Dataset.
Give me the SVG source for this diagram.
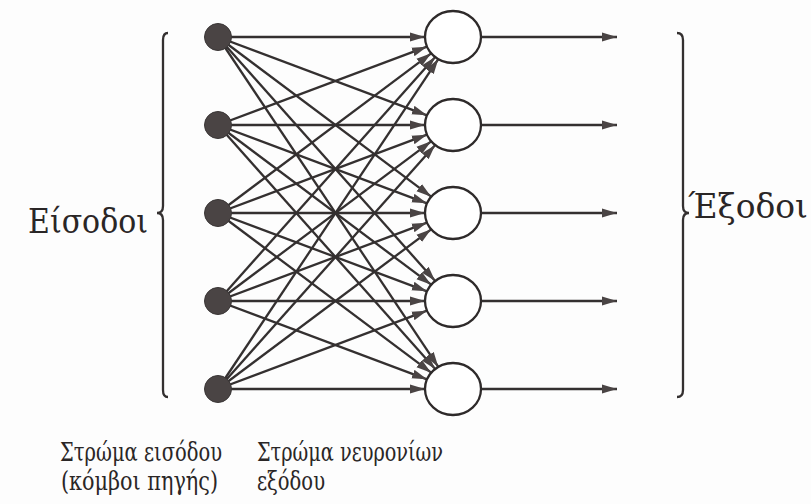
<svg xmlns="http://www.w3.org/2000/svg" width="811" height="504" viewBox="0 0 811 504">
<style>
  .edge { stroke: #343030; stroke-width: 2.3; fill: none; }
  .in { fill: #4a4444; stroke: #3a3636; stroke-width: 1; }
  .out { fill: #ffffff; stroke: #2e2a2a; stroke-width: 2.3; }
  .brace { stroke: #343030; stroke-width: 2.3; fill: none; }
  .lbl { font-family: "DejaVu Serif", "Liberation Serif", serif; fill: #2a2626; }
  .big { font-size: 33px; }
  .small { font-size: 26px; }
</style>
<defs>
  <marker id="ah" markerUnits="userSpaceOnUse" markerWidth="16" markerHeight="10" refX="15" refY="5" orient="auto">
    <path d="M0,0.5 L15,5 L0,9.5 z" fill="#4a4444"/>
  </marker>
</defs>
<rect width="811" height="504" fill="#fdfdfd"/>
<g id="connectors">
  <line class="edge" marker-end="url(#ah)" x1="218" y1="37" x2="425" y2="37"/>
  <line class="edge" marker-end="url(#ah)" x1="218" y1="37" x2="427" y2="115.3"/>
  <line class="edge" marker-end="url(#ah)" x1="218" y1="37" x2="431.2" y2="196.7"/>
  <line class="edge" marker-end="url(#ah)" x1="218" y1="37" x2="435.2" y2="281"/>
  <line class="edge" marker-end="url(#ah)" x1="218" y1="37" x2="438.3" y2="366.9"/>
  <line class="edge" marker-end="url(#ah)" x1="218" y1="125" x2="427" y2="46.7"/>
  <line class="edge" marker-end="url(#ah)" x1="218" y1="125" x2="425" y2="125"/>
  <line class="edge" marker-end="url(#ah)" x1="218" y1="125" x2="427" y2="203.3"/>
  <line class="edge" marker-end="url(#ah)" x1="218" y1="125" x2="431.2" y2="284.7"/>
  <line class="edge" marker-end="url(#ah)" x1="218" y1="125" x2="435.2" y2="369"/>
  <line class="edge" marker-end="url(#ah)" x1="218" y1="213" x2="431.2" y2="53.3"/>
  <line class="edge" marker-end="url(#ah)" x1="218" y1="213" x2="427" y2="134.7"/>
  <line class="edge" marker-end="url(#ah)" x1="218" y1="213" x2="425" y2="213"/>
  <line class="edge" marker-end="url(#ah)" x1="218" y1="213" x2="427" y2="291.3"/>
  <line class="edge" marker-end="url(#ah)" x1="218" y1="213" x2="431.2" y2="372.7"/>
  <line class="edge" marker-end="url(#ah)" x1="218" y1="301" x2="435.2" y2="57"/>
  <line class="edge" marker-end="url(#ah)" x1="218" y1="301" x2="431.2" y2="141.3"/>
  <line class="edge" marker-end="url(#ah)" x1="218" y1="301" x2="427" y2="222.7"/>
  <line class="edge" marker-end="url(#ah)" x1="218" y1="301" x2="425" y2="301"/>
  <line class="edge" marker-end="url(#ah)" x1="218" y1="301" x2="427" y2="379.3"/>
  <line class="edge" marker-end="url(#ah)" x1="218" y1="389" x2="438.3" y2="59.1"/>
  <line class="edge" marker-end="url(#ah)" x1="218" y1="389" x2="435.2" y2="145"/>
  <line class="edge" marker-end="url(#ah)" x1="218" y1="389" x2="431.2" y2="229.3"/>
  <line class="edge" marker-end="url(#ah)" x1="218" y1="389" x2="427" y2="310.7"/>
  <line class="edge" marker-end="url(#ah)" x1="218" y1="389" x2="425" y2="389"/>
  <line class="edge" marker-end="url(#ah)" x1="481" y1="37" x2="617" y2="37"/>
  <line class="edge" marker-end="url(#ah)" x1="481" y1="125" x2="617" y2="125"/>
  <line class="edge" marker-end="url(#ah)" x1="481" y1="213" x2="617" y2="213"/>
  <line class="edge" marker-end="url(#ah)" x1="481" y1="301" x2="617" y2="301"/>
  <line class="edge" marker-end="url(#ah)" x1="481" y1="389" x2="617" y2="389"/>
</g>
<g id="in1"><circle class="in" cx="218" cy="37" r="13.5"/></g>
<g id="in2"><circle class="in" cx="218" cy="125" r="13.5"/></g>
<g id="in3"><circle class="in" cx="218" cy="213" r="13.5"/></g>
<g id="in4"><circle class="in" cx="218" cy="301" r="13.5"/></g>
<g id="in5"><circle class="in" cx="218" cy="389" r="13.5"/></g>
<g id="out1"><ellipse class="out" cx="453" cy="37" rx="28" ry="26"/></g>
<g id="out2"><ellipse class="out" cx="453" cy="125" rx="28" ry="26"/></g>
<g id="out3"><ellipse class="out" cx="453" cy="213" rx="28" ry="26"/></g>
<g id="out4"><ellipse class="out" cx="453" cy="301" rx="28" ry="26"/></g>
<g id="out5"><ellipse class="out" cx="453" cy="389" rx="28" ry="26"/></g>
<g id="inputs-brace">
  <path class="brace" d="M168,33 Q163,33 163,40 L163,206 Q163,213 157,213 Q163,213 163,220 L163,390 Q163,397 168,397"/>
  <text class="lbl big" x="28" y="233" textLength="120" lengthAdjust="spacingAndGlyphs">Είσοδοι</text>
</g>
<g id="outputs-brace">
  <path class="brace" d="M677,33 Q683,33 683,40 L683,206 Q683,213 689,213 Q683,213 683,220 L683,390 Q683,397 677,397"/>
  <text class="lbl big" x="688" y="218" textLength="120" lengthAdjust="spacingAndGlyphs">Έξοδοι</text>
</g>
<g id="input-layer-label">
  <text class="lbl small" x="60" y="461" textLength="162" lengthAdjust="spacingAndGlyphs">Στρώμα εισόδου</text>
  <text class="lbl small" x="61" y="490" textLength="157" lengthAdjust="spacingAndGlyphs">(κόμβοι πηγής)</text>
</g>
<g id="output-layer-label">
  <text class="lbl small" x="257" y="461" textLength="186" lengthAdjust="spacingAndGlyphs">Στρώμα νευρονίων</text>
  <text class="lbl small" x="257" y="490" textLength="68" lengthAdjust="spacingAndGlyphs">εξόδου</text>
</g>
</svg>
...
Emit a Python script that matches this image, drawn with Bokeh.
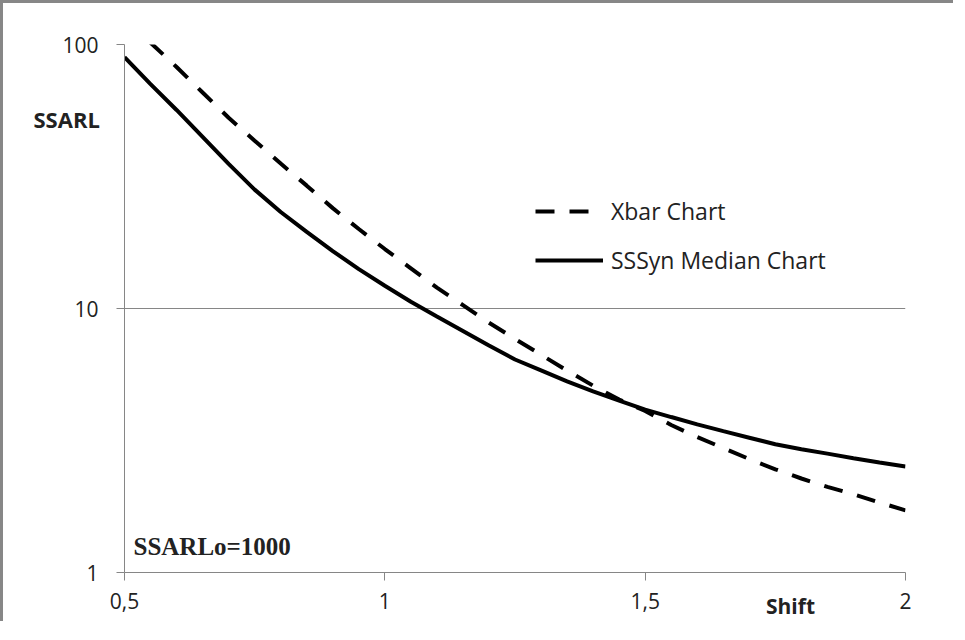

Given problem.
In the records, locate each line holding the string "this" and copy it.

Reply to the exercise.
Give me the SVG source for this diagram.
Emit a Python script that matches this image, drawn with Bokeh.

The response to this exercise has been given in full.